Um das zu Erleben bist du, Publikum, gefragt. Immer und immer wieder aufs Neue. On y va au théâtre!
PS1: Eine gute Vorstellung muss nicht zwangsläufig diejenige sein in der am meisten gelacht wurde oder in der alles in wichtiger Ernsthaftigkeit versank.
PS2: In der Sache Urheberrechte und Kulturaustausch per Advokat, Avocados wären uns lieber, aber es ist keine Saison, leider, sind wir nicht viel weitergekommen. Der Regisseur hat ein Papier unterzeichnen müssen, welches belegt, dass wir in Kenntnis gesetzt worden sind, dass wir wiederum blablabla, gagaga. Natürlich haben wir uns zwischenzeitlich auch mit einem Advokaten an einen Tisch gesetzt und uns über unsere Rechte informiert. Und ach, wer hätte es gedacht, es ist kompliziert. Und nicht alle sind der gleichen Meinung. Soso. Mhmm.
Doch so über den Daumen gepeilt kann man folgendes festhalten: Der Autor wird mit seiner Klage keinen Erfolg haben (er hat einen Auftrag erhalten, dieser wurde abgegolten (Geld und Vertrag) und wir besitzen nun die Rechte an dem Stück. Punkt), aber und jetzt kommt das Interessante: Er hat das Recht (stammt noch aus der Regierungszeit von Thomas Sankara, der die Künstler besser schützen und stärken wollte, was wir logo auch unterstützen) mitten in eine Vorstellung zu platzen und das Stück zu unterbrechen und die Fortsetzung zu stoppen. Soll, unbestätigten Quellen, noch nie vorgekommen sein, aber, jetzt kommt nochmals was Interessantes, dieser Autor soll ebendies bereits bei einer anderen Produktion angedroht, dann aber doch nicht durchgeführt haben. Ja, ja, ja.

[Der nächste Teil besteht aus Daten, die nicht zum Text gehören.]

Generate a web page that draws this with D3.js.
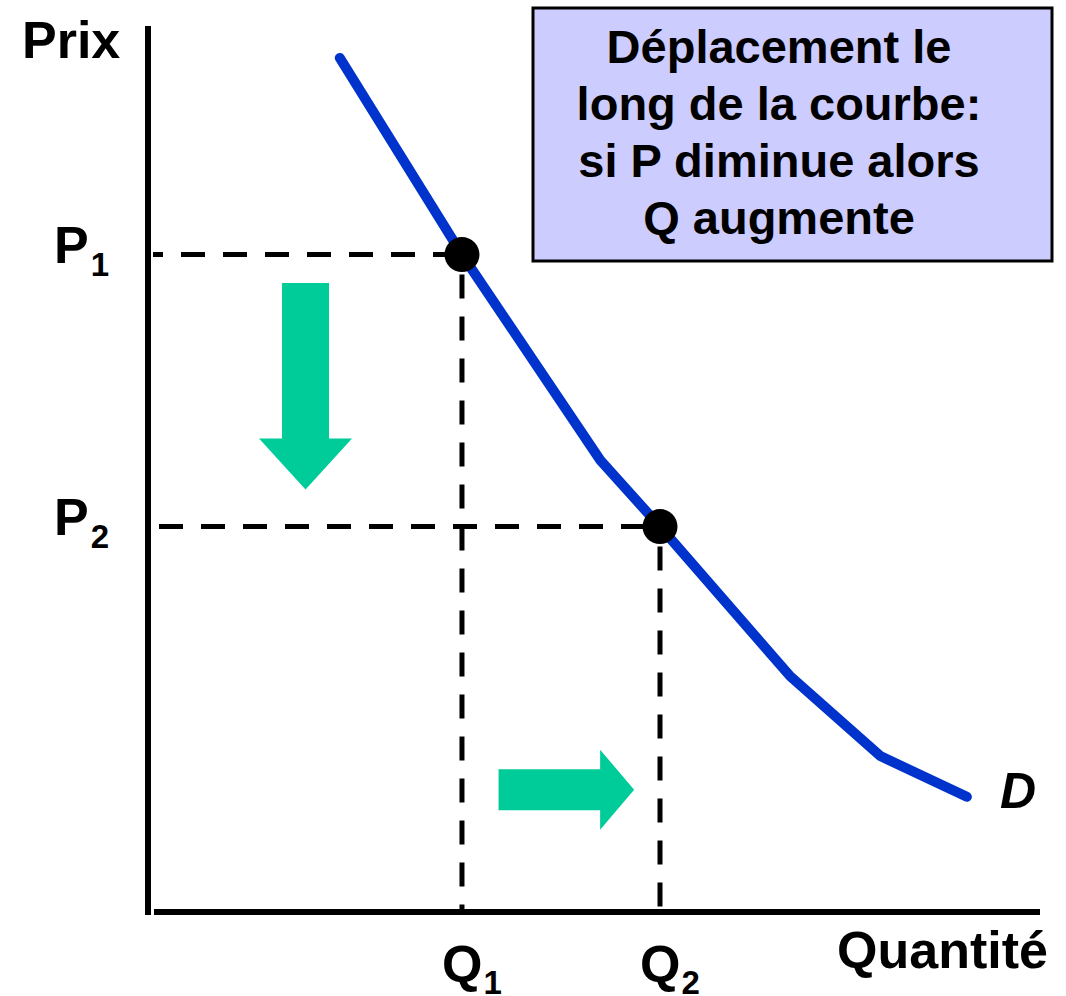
<!DOCTYPE html>
<html>
<head>
<meta charset="utf-8">
<script src="https://cdn.jsdelivr.net/npm/d3@7"></script>
<style>
  body { margin: 0; background: #fff; }
  text { font-family: "Liberation Sans", Arial, sans-serif; font-weight: bold; fill: #000; }
</style>
</head>
<body>
<svg id="chart"></svg>
<script>
// demand curve, in quantity / price units (0-100)
const curveQ = [21.5, 35.2, 50.7, 57.4, 72.0, 82.1, 91.8];
const curveP = [96.4, 74.2, 51.0, 43.5, 26.6, 17.6, 13.0];

// the two points on the curve
const pointLabels = ["1", "2"];
const pointQ = [35.2, 57.4];
const pointP = [74.2, 43.5];

// arrows (start, end)
const downArrowQ = 17.66, downArrowP = [71.0, 47.7];
const rightArrowP = 13.8, rightArrowQ = [39.3, 54.5];

const boxLines = ["Déplacement le", "long de la courbe:", "si P diminue alors", "Q augmente"];

const width = 1066, height = 996;
const svg = d3.select("#chart").attr("width", width).attr("height", height);

const x = d3.scaleLinear().domain([0, 100]).range([148, 1040]);
const y = d3.scaleLinear().domain([0, 100]).range([912, 26]);

// axes
svg.append("line")
    .attr("x1", x(0)).attr("x2", x(0))
    .attr("y1", y(100)).attr("y2", y(0) + 3)
    .attr("stroke", "black").attr("stroke-width", 6);
svg.append("line")
    .attr("x1", x(0) + 6).attr("x2", x(100))
    .attr("y1", y(0)).attr("y2", y(0))
    .attr("stroke", "black").attr("stroke-width", 6);

// dashed guides
function dashed(x1, y1, x2, y2, offset) {
    svg.append("line")
        .attr("x1", x1).attr("y1", y1).attr("x2", x2).attr("y2", y2)
        .attr("stroke", "black").attr("stroke-width", 5)
        .attr("stroke-dasharray", "24,18")
        .attr("stroke-dashoffset", offset);
}
dashed(x(0) + 5, y(pointP[0]), x(pointQ[0]), y(pointP[0]), 14);
dashed(x(0) + 11, y(pointP[1]), x(pointQ[1]), y(pointP[1]), 0);
pointQ.forEach((q, i) => {
    dashed(x(q), y(pointP[i]) + 20, x(q), y(0), 0);
});

// demand curve
const line = d3.line()
    .x((d, i) => x(curveQ[i]))
    .y((d, i) => y(curveP[i]));
svg.append("path")
    .datum(curveQ)
    .attr("d", line)
    .attr("fill", "none")
    .attr("stroke", "#0033CC")
    .attr("stroke-width", 10)
    .attr("stroke-linecap", "round")
    .attr("stroke-linejoin", "round");

// points
svg.selectAll(".pt")
    .data(pointQ)
    .enter().append("circle")
        .attr("class", "pt")
        .attr("cx", d => x(d))
        .attr("cy", (d, i) => y(pointP[i]))
        .attr("r", 17.5)
        .attr("fill", "black");

// green arrows
const green = "#00CC99";
function downArrow(cx, yTop, yTip) {
    const sw = 23.5, hw = 46.5, hh = 51;
    const pts = [[cx - sw, yTop], [cx + sw, yTop], [cx + sw, yTip - hh], [cx + hw, yTip - hh],
                 [cx, yTip], [cx - hw, yTip - hh], [cx - sw, yTip - hh]];
    svg.append("polygon").attr("points", pts.join(" ")).attr("fill", green);
}
function rightArrow(cy, xStart, xTip) {
    const sw = 20.5, hw = 40, hl = 34;
    const pts = [[xStart, cy - sw], [xTip - hl, cy - sw], [xTip - hl, cy - hw], [xTip, cy],
                 [xTip - hl, cy + hw], [xTip - hl, cy + sw], [xStart, cy + sw]];
    svg.append("polygon").attr("points", pts.join(" ")).attr("fill", green);
}
downArrow(x(downArrowQ), y(downArrowP[0]), y(downArrowP[1]));
rightArrow(y(rightArrowP), x(rightArrowQ[0]), x(rightArrowQ[1]));

// axis labels
svg.append("text").attr("x", 22).attr("y", 58).style("font-size", "52px").text("Prix");
svg.append("text").attr("x", 1048).attr("y", 968).attr("text-anchor", "end")
    .style("font-size", "52px").text("Quantité");
svg.append("text").attr("x", 1000).attr("y", 808)
    .style("font-size", "50px").style("font-style", "italic").text("D");

pointLabels.forEach((s, i) => {
    const tp = svg.append("text").attr("x", 54).attr("y", y(pointP[i]) + 8)
        .style("font-size", "52px").text("P");
    tp.append("tspan").attr("dx", 2).attr("dy", 13).style("font-size", "33px").text(s);

    const tq = svg.append("text").attr("x", x(pointQ[i]) - 20).attr("y", 982)
        .style("font-size", "52px").text("Q");
    tq.append("tspan").attr("dx", 1).attr("dy", 12).style("font-size", "33px").text(s);
});

// text box
svg.append("rect")
    .attr("x", 533).attr("y", 8).attr("width", 519).attr("height", 253)
    .attr("fill", "#CCCCFF").attr("stroke", "black").attr("stroke-width", 3);
svg.selectAll(".box")
    .data(boxLines)
    .enter().append("text")
        .attr("class", "box")
        .attr("x", 779)
        .attr("y", (d, i) => 63 + i * 57)
        .attr("text-anchor", "middle")
        .style("font-size", "47px")
        .text(d => d);
</script>
</body>
</html>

So haben wir jetzt die letzten drei Vorstellungen, so heimlich darauf gewartet, ob oder ob nicht ... Und was wäre gewesen, wenn... denn jede Art von Promotion ist
Promotion ... Wir
werden es nie erfahren, vermute ich. Ab Montag geht’s auf Tourneeeeee, héééé, hééééé. Längst haben wir uns an den Ausnahmezustand gewöhnt, der Stadtsog reisst uns täglich mit und für Machtkampfe bleibt keine Zeit übrig.